• [To be done]:
Look for the string "this" and copy every line that has it.

──────── Data to process ────────

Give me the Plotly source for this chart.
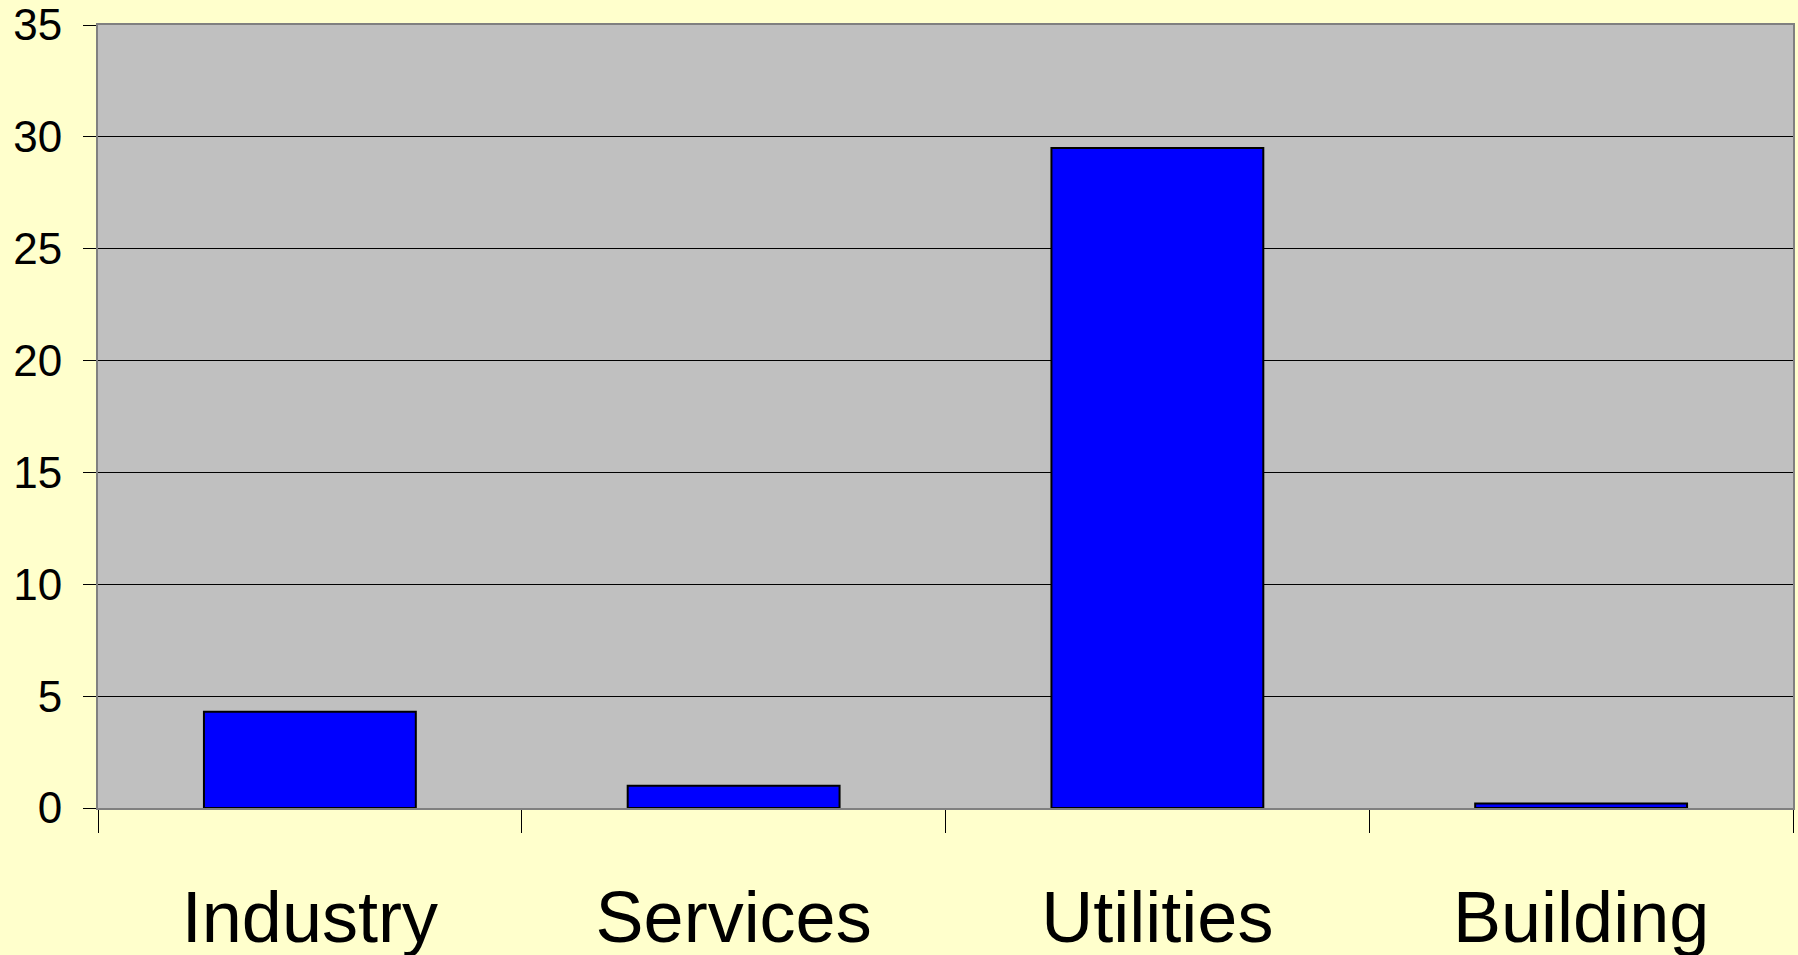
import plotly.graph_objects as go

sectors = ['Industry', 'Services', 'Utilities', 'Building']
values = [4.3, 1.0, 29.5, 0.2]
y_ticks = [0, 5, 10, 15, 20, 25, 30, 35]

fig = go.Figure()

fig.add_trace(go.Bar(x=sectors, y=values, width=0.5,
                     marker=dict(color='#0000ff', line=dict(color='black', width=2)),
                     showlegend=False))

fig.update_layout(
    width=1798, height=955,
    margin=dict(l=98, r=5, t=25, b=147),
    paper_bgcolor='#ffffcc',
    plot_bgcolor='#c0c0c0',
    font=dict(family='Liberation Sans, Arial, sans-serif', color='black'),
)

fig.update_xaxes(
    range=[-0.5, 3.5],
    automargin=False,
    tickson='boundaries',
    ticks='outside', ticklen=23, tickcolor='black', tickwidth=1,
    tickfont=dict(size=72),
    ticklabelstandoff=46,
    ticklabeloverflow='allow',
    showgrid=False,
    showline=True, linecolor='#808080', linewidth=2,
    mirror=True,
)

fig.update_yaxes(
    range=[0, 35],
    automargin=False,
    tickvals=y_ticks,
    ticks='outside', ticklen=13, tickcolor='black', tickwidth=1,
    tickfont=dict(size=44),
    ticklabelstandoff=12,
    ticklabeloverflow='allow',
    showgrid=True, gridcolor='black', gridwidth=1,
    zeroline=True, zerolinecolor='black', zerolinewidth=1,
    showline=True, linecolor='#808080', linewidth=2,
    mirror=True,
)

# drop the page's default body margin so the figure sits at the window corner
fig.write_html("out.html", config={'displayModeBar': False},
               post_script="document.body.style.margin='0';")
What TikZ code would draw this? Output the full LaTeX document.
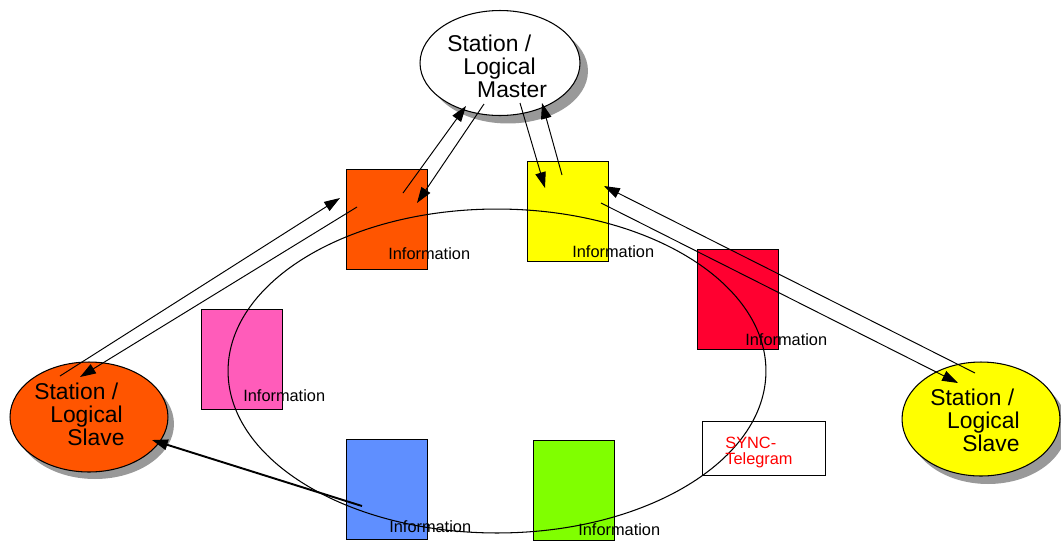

────────

• [Solved problem]:
Give me the Plotly source for this chart.
What TikZ code would draw this? Output the full LaTeX document.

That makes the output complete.